** Start of ITEMS **
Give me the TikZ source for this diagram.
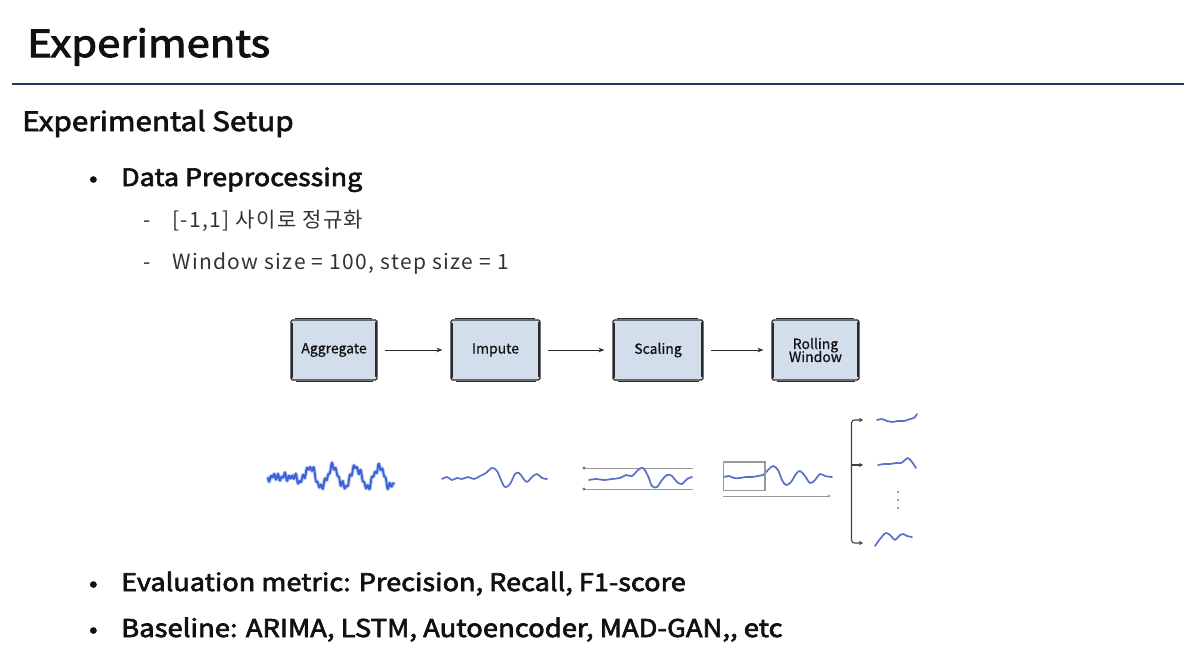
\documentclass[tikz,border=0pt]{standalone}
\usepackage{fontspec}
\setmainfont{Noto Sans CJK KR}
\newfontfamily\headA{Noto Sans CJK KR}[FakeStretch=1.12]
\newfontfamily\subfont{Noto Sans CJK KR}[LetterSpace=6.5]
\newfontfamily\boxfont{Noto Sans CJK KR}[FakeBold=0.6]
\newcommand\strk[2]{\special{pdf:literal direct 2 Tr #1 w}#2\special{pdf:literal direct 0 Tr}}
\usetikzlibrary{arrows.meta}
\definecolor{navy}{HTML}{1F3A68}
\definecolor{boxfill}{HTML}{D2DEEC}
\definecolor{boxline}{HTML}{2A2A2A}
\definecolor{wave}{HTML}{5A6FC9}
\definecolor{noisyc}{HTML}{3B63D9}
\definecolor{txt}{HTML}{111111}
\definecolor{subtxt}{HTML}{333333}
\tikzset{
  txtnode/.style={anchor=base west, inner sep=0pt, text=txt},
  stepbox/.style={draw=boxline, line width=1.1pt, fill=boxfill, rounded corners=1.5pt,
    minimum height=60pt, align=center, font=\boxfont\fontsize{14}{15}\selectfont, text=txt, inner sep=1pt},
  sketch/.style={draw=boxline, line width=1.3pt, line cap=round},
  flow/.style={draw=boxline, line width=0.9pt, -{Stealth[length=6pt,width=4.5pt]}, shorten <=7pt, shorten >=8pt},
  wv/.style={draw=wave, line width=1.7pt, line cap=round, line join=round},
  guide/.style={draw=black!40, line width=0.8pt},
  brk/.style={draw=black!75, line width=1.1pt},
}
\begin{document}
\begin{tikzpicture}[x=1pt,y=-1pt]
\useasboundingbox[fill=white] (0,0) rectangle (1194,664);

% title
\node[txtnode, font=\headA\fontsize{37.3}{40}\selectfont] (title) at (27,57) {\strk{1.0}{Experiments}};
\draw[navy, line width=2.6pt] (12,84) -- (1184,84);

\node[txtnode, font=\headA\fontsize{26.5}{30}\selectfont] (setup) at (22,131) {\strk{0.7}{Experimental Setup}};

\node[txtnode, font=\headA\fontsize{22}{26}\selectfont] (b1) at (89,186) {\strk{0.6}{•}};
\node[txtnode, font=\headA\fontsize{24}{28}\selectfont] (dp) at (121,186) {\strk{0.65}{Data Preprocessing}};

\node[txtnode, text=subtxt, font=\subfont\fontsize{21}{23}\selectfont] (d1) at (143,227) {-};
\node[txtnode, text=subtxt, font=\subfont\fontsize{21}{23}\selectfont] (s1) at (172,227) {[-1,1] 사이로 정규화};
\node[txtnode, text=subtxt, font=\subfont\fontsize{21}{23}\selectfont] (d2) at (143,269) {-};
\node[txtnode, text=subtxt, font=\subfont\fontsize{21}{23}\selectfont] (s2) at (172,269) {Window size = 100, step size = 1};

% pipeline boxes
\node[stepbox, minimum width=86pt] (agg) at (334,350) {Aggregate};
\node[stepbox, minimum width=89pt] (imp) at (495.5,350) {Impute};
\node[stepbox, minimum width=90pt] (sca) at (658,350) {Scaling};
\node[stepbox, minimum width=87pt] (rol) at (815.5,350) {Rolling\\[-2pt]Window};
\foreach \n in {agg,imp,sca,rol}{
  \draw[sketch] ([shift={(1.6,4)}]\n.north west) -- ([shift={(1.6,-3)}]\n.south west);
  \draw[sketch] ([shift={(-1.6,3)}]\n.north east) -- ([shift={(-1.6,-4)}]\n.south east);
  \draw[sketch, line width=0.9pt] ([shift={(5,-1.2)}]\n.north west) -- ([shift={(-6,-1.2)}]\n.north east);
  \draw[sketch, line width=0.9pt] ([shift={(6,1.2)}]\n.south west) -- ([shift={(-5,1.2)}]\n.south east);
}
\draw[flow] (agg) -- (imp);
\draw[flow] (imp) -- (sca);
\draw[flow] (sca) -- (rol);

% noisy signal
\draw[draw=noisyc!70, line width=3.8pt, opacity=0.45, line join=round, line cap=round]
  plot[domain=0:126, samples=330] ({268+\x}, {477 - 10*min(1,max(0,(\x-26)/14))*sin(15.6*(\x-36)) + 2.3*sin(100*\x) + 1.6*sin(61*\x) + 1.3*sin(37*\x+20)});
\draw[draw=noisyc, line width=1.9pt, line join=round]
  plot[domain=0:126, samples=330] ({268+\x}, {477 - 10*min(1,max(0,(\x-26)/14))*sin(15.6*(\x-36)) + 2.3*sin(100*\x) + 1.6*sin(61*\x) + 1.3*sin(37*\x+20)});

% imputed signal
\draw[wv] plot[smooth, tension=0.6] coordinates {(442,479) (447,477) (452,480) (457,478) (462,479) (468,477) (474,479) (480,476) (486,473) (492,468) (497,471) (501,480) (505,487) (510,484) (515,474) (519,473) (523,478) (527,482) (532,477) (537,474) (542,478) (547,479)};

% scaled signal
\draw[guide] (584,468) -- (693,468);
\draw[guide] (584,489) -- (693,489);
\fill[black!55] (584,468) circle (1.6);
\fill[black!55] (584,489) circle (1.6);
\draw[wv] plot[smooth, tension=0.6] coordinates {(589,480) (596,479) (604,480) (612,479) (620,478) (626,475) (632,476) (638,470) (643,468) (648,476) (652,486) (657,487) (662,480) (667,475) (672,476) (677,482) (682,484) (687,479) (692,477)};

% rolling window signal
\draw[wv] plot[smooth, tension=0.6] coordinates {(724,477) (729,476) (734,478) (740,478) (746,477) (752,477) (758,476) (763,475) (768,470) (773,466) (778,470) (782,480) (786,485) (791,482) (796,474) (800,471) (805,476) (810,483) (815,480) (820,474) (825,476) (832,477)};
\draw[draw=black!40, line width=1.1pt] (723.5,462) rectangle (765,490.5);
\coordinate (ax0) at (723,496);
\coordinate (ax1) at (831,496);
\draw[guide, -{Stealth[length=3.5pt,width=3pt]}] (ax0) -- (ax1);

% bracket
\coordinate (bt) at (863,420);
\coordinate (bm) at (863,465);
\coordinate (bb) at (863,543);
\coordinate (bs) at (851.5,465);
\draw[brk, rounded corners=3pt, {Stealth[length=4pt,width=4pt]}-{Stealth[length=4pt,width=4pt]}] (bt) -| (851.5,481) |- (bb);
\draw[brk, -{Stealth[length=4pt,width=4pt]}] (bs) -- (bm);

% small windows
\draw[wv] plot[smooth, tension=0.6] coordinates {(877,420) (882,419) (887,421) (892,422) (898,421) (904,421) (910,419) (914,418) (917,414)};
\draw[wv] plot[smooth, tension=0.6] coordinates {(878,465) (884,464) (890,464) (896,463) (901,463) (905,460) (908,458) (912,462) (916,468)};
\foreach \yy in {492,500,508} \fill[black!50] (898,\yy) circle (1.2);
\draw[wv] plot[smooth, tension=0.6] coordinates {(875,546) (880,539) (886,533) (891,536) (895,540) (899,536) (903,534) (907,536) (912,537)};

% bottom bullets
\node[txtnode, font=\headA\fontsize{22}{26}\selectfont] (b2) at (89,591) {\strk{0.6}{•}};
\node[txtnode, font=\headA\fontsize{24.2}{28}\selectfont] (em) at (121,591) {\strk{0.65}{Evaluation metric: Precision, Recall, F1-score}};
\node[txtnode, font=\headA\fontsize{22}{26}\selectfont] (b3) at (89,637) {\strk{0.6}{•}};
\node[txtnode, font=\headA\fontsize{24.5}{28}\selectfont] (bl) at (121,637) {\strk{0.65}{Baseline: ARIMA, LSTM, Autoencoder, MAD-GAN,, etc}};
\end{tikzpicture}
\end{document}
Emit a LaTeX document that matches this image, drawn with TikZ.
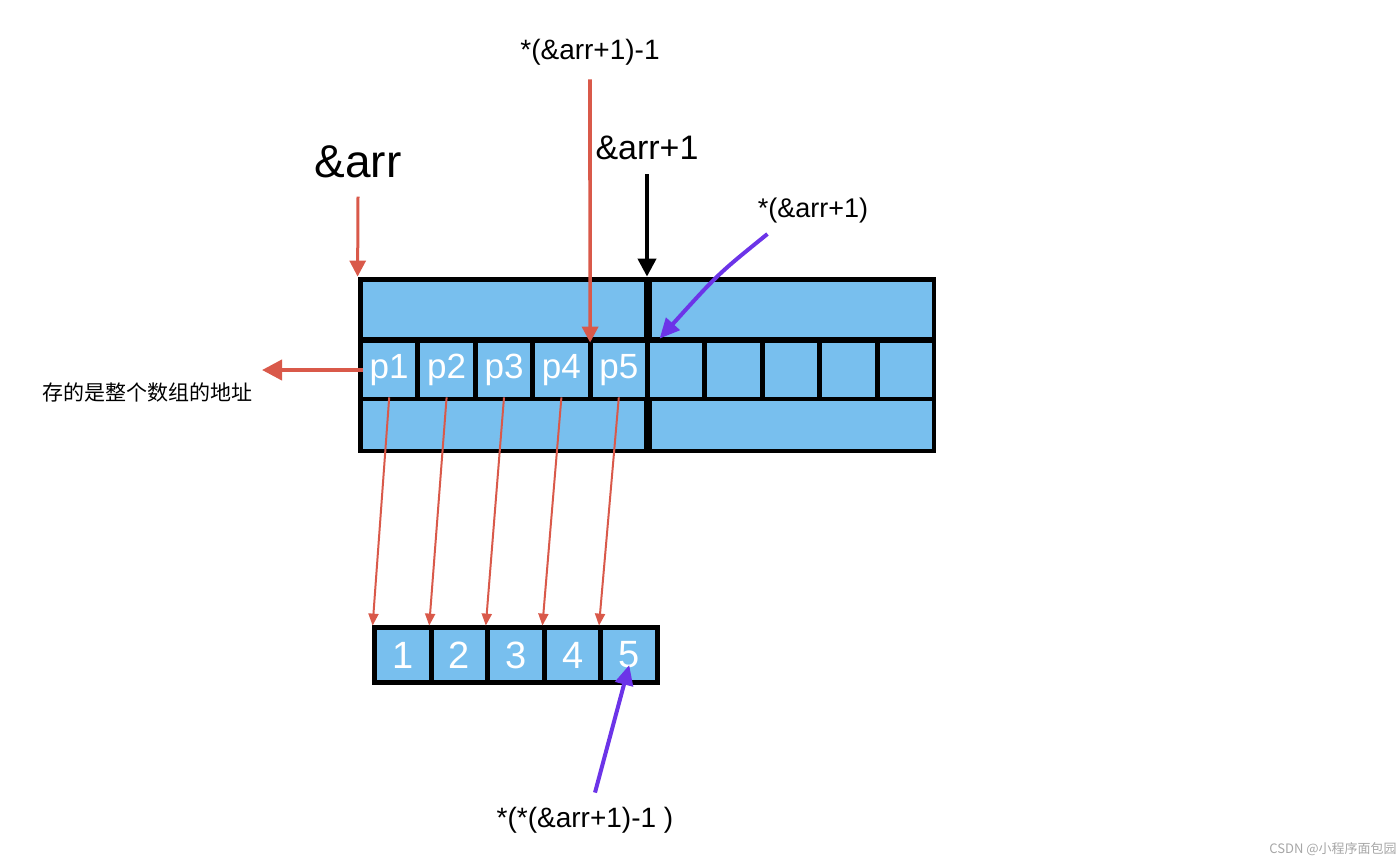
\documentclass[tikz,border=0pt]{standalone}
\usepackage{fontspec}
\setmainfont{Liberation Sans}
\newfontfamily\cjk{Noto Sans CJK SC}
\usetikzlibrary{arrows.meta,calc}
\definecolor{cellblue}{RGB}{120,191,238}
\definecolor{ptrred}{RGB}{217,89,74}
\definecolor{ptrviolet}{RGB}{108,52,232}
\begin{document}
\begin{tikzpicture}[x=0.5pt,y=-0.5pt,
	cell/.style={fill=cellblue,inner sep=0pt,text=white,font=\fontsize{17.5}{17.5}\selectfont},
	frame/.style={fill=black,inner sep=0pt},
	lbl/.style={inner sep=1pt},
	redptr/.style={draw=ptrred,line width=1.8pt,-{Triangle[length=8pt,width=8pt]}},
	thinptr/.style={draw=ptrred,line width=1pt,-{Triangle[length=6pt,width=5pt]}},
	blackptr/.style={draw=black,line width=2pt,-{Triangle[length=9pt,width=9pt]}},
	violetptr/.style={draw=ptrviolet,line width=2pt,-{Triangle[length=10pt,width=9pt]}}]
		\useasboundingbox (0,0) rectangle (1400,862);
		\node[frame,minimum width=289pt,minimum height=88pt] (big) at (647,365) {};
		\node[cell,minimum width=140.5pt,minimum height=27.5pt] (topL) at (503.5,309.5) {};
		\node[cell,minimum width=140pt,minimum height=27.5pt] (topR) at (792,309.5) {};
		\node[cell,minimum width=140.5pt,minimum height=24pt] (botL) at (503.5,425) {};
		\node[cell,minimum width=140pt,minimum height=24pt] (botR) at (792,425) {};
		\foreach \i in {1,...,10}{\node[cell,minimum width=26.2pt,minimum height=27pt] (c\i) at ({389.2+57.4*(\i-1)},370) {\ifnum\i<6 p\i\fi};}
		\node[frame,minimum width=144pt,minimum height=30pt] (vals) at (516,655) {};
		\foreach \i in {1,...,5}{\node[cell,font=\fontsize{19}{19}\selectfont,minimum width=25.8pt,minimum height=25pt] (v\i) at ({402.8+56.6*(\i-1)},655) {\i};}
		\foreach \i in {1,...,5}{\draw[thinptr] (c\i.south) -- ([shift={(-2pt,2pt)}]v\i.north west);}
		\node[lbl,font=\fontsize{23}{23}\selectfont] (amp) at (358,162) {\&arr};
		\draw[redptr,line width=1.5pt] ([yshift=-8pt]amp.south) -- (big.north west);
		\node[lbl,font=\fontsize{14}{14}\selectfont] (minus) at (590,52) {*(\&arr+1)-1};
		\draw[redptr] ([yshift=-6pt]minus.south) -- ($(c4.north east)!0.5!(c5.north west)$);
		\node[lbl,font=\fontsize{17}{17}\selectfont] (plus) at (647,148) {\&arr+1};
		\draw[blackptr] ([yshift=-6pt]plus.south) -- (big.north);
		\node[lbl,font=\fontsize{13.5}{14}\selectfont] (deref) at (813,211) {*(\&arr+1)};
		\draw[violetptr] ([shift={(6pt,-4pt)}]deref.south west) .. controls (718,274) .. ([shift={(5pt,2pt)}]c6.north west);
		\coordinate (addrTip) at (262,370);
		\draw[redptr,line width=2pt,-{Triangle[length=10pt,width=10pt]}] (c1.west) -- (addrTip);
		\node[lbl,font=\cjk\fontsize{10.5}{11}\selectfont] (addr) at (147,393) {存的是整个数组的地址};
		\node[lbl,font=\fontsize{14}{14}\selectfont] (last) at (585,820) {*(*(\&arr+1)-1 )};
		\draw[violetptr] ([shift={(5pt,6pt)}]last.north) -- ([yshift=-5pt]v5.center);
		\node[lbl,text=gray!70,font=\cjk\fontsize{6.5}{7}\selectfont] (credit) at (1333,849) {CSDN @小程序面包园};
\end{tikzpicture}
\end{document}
** End of ITEMS **
STATED GOAL
Return exactly what appears from the opening line of the material through the line with "(dp) at (121,186)", apart from the pictures.

OUTPUT OF THE TASK
Give me the TikZ source for this diagram.
\documentclass[tikz,border=0pt]{standalone}
\usepackage{fontspec}
\setmainfont{Noto Sans CJK KR}
\newfontfamily\headA{Noto Sans CJK KR}[FakeStretch=1.12]
\newfontfamily\subfont{Noto Sans CJK KR}[LetterSpace=6.5]
\newfontfamily\boxfont{Noto Sans CJK KR}[FakeBold=0.6]
\newcommand\strk[2]{\special{pdf:literal direct 2 Tr #1 w}#2\special{pdf:literal direct 0 Tr}}
\usetikzlibrary{arrows.meta}
\definecolor{navy}{HTML}{1F3A68}
\definecolor{boxfill}{HTML}{D2DEEC}
\definecolor{boxline}{HTML}{2A2A2A}
\definecolor{wave}{HTML}{5A6FC9}
\definecolor{noisyc}{HTML}{3B63D9}
\definecolor{txt}{HTML}{111111}
\definecolor{subtxt}{HTML}{333333}
\tikzset{
  txtnode/.style={anchor=base west, inner sep=0pt, text=txt},
  stepbox/.style={draw=boxline, line width=1.1pt, fill=boxfill, rounded corners=1.5pt,
    minimum height=60pt, align=center, font=\boxfont\fontsize{14}{15}\selectfont, text=txt, inner sep=1pt},
  sketch/.style={draw=boxline, line width=1.3pt, line cap=round},
  flow/.style={draw=boxline, line width=0.9pt, -{Stealth[length=6pt,width=4.5pt]}, shorten <=7pt, shorten >=8pt},
  wv/.style={draw=wave, line width=1.7pt, line cap=round, line join=round},
  guide/.style={draw=black!40, line width=0.8pt},
  brk/.style={draw=black!75, line width=1.1pt},
}
\begin{document}
\begin{tikzpicture}[x=1pt,y=-1pt]
\useasboundingbox[fill=white] (0,0) rectangle (1194,664);

% title
\node[txtnode, font=\headA\fontsize{37.3}{40}\selectfont] (title) at (27,57) {\strk{1.0}{Experiments}};
\draw[navy, line width=2.6pt] (12,84) -- (1184,84);

\node[txtnode, font=\headA\fontsize{26.5}{30}\selectfont] (setup) at (22,131) {\strk{0.7}{Experimental Setup}};

\node[txtnode, font=\headA\fontsize{22}{26}\selectfont] (b1) at (89,186) {\strk{0.6}{•}};
\node[txtnode, font=\headA\fontsize{24}{28}\selectfont] (dp) at (121,186) {\strk{0.65}{Data Preprocessing}};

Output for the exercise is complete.